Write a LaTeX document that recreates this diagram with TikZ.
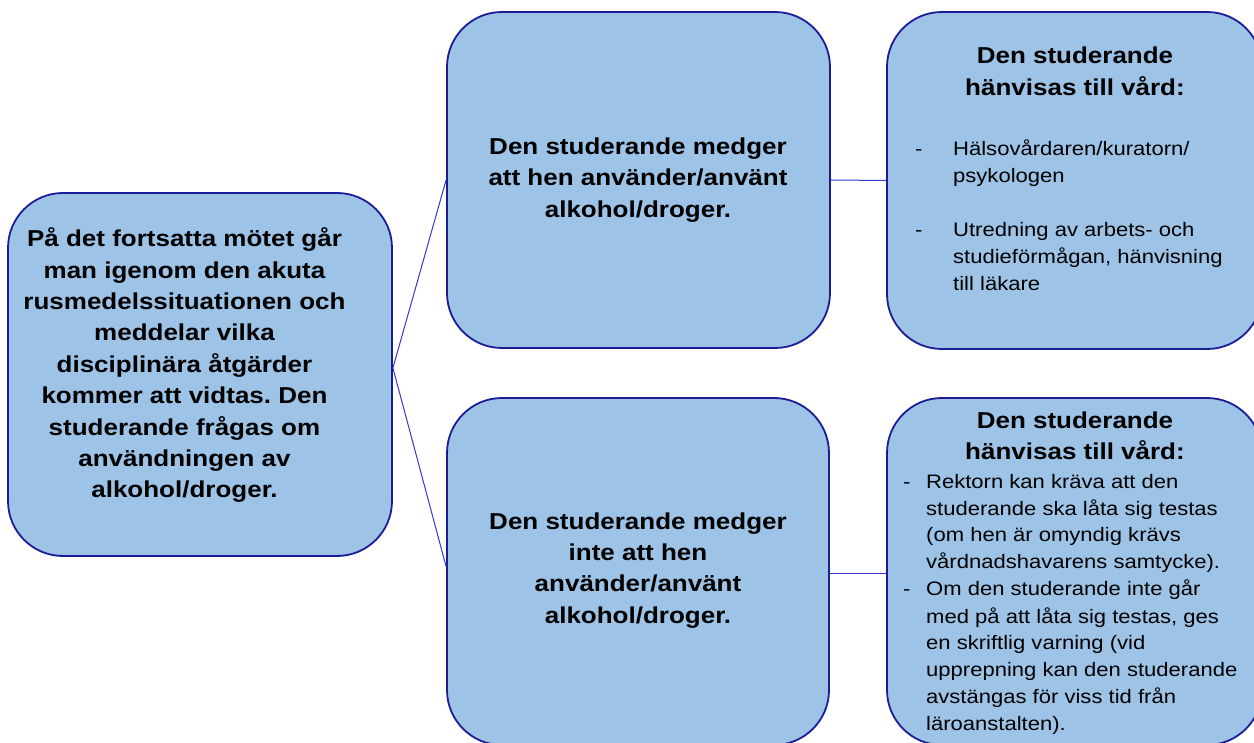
\documentclass[tikz,border=0pt]{standalone}
\usepackage{fontspec}
\newfontfamily\boxfont{Liberation Sans}[FakeStretch=1.13]
\frenchspacing
\definecolor{boxfill}{HTML}{9DC3E6}
\definecolor{boxline}{HTML}{1C1C96}
\definecolor{linkline}{HTML}{3535D5}
\tikzset{
  box/.style={draw=boxline, fill=boxfill, line width=1.8pt, rounded corners=55pt, inner sep=0pt},
  link/.style={draw=linkline, line width=1pt},
  headtxt/.style={inner sep=0pt, anchor=base, font=\boxfont\bfseries\fontsize{23}{31.4}\selectfont},
  listtxt/.style={inner sep=0pt, anchor=base west, font=\boxfont\fontsize{19.5}{27}\selectfont},
}
\begin{document}
\begin{tikzpicture}[x=1pt,y=-1pt]
    \useasboundingbox (0,0) rectangle (1254,743);

    % fortsatta motet
    \node[box, minimum width=384pt, minimum height=363pt] (ask) at (200,374.5) {};
    \node[headtxt] (askt) at (184.5,246.7) {\begin{tabular}[t]{@{}c@{}}
      På det fortsatta mötet går\\ man igenom den akuta\\ rusmedelssituationen och\\
      meddelar vilka\\ disciplinära åtgärder\\ kommer att vidtas. Den\\
      studerande frågas om\\ användningen av\\ alkohol/droger.\end{tabular}};

    % medger
    \node[box, minimum width=383pt, minimum height=336pt] (admit) at (638.5,180) {};
    \node[headtxt] (admitt) at (638,154.5) {\begin{tabular}[t]{@{}c@{}}
      Den studerande medger\\ att hen använder/använt\\ alkohol/droger.\end{tabular}};

    % medger inte
    \node[box, minimum width=382pt, minimum height=347pt] (deny) at (638,571.5) {};
    \node[headtxt] (denyt) at (638,529) {\begin{tabular}[t]{@{}c@{}}
      Den studerande medger\\ inte att hen\\ använder/använt\\ alkohol/droger.\end{tabular}};

    % hanvisas till vard (1)
    \node[box, minimum width=375pt, minimum height=337pt] (careA) at (1074.5,180.5) {};
    \node[headtxt] (careAhead) at (1075,64) {\begin{tabular}[t]{@{}c@{}}
      Den studerande\\ hänvisas till vård:\end{tabular}};
    \node[listtxt] (careAlist) at (915,156) {\begin{tabular}[t]{@{}p{38pt}@{}l@{}}
      - & Hälsovårdaren/kuratorn/\\ & psykologen\\ & \\
      - & Utredning av arbets- och\\ & studieförmågan, hänvisning\\ & till läkare\end{tabular}};

    % hanvisas till vard (2)
    \node[box, minimum width=375pt, minimum height=347pt] (careB) at (1074.5,571.5) {};
    \node[headtxt] (careBhead) at (1075,428.5) {\begin{tabular}[t]{@{}c@{}}
      Den studerande\\ hänvisas till vård:\end{tabular}};
    \node[listtxt] (careBlist) at (903,488) {\begin{tabular}[t]{@{}p{23pt}@{}l@{}}
      - & Rektorn kan kräva att den\\ & studerande ska låta sig testas\\
        & (om hen är omyndig krävs\\ & vårdnadshavarens samtycke).\\
      - & Om den studerande inte går\\ & med på att låta sig testas, ges\\
        & en skriftlig varning (vid\\ & upprepning kan den studerande\\
        & avstängas för viss tid från\\ & läroanstalten).\end{tabular}};

    \draw[link] ([yshift=6.5pt]ask.east) -- (admit.west);
    \draw[link] ([yshift=6.5pt]ask.east) -- ([yshift=5pt]deny.west);
    \draw[link] (admit.east) -- (careA.west);
    \draw[link] ([yshift=-1.5pt]deny.east) -- ([yshift=-1.5pt]careB.west);

\end{tikzpicture}
\end{document}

════════

_Your objective_: Repeat the lines above, starting at the first and stopping after the line that holds "- & Utredning", with the pictures left out.

_Exercise response_:
Write a LaTeX document that recreates this diagram with TikZ.
\documentclass[tikz,border=0pt]{standalone}
\usepackage{fontspec}
\newfontfamily\boxfont{Liberation Sans}[FakeStretch=1.13]
\frenchspacing
\definecolor{boxfill}{HTML}{9DC3E6}
\definecolor{boxline}{HTML}{1C1C96}
\definecolor{linkline}{HTML}{3535D5}
\tikzset{
  box/.style={draw=boxline, fill=boxfill, line width=1.8pt, rounded corners=55pt, inner sep=0pt},
  link/.style={draw=linkline, line width=1pt},
  headtxt/.style={inner sep=0pt, anchor=base, font=\boxfont\bfseries\fontsize{23}{31.4}\selectfont},
  listtxt/.style={inner sep=0pt, anchor=base west, font=\boxfont\fontsize{19.5}{27}\selectfont},
}
\begin{document}
\begin{tikzpicture}[x=1pt,y=-1pt]
    \useasboundingbox (0,0) rectangle (1254,743);

    % fortsatta motet
    \node[box, minimum width=384pt, minimum height=363pt] (ask) at (200,374.5) {};
    \node[headtxt] (askt) at (184.5,246.7) {\begin{tabular}[t]{@{}c@{}}
      På det fortsatta mötet går\\ man igenom den akuta\\ rusmedelssituationen och\\
      meddelar vilka\\ disciplinära åtgärder\\ kommer att vidtas. Den\\
      studerande frågas om\\ användningen av\\ alkohol/droger.\end{tabular}};

    % medger
    \node[box, minimum width=383pt, minimum height=336pt] (admit) at (638.5,180) {};
    \node[headtxt] (admitt) at (638,154.5) {\begin{tabular}[t]{@{}c@{}}
      Den studerande medger\\ att hen använder/använt\\ alkohol/droger.\end{tabular}};

    % medger inte
    \node[box, minimum width=382pt, minimum height=347pt] (deny) at (638,571.5) {};
    \node[headtxt] (denyt) at (638,529) {\begin{tabular}[t]{@{}c@{}}
      Den studerande medger\\ inte att hen\\ använder/använt\\ alkohol/droger.\end{tabular}};

    % hanvisas till vard (1)
    \node[box, minimum width=375pt, minimum height=337pt] (careA) at (1074.5,180.5) {};
    \node[headtxt] (careAhead) at (1075,64) {\begin{tabular}[t]{@{}c@{}}
      Den studerande\\ hänvisas till vård:\end{tabular}};
    \node[listtxt] (careAlist) at (915,156) {\begin{tabular}[t]{@{}p{38pt}@{}l@{}}
      - & Hälsovårdaren/kuratorn/\\ & psykologen\\ & \\
      - & Utredning av arbets- och\\ & studieförmågan, hänvisning\\ & till läkare\end{tabular}};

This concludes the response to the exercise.